*Exercise prompt*: Locate each line of the material that contains "this", then return it.
>> begin Records supplied
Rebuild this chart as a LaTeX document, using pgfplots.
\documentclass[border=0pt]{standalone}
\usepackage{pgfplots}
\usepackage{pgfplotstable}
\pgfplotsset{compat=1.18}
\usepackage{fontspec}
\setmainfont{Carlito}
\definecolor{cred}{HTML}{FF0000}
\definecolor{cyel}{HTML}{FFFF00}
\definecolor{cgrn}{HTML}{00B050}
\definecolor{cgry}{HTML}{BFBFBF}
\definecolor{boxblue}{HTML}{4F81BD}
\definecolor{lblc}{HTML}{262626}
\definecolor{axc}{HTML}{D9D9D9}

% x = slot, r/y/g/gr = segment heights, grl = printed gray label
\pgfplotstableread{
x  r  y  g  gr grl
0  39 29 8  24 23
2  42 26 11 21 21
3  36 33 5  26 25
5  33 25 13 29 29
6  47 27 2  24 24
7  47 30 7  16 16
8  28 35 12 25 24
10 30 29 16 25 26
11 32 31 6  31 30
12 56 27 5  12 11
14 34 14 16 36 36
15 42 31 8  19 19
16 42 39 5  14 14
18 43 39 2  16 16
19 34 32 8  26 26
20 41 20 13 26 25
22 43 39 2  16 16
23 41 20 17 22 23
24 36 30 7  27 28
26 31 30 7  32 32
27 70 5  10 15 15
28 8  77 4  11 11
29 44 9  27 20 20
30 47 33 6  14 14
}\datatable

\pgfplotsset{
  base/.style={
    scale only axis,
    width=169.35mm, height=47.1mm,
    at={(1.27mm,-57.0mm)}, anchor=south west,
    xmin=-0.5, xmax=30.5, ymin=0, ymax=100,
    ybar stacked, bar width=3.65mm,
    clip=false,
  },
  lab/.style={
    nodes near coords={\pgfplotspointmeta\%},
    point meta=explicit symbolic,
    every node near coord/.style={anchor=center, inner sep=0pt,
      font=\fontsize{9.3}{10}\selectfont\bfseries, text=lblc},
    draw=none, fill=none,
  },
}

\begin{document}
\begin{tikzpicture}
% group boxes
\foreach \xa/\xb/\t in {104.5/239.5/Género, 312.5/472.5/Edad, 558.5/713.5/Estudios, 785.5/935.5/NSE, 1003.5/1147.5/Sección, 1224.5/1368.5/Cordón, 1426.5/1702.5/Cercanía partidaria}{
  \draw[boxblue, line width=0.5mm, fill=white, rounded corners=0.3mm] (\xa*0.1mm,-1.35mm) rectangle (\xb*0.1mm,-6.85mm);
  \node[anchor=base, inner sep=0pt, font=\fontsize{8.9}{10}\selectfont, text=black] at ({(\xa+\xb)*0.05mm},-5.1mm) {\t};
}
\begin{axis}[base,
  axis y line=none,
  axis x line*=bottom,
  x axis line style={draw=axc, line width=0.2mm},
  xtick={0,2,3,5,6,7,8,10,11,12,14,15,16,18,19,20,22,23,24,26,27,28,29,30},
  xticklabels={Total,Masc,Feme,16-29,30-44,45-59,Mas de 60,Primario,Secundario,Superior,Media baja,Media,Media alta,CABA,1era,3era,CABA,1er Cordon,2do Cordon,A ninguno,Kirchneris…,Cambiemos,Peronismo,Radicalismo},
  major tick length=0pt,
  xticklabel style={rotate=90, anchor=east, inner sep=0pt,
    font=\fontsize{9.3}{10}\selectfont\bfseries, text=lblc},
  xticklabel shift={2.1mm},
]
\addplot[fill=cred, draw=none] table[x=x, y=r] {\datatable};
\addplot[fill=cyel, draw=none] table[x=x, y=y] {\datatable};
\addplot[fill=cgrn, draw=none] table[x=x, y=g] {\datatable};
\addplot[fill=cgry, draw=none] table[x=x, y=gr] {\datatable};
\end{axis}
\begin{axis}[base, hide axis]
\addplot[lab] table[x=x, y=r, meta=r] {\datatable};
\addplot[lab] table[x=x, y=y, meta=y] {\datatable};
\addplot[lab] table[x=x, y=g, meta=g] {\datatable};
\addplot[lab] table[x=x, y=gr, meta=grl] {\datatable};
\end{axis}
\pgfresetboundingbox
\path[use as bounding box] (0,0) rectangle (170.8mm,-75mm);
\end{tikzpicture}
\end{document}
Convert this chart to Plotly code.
>> end Records supplied
*Answer to the problem*:
Rebuild this chart as a LaTeX document, using pgfplots.
Convert this chart to Plotly code.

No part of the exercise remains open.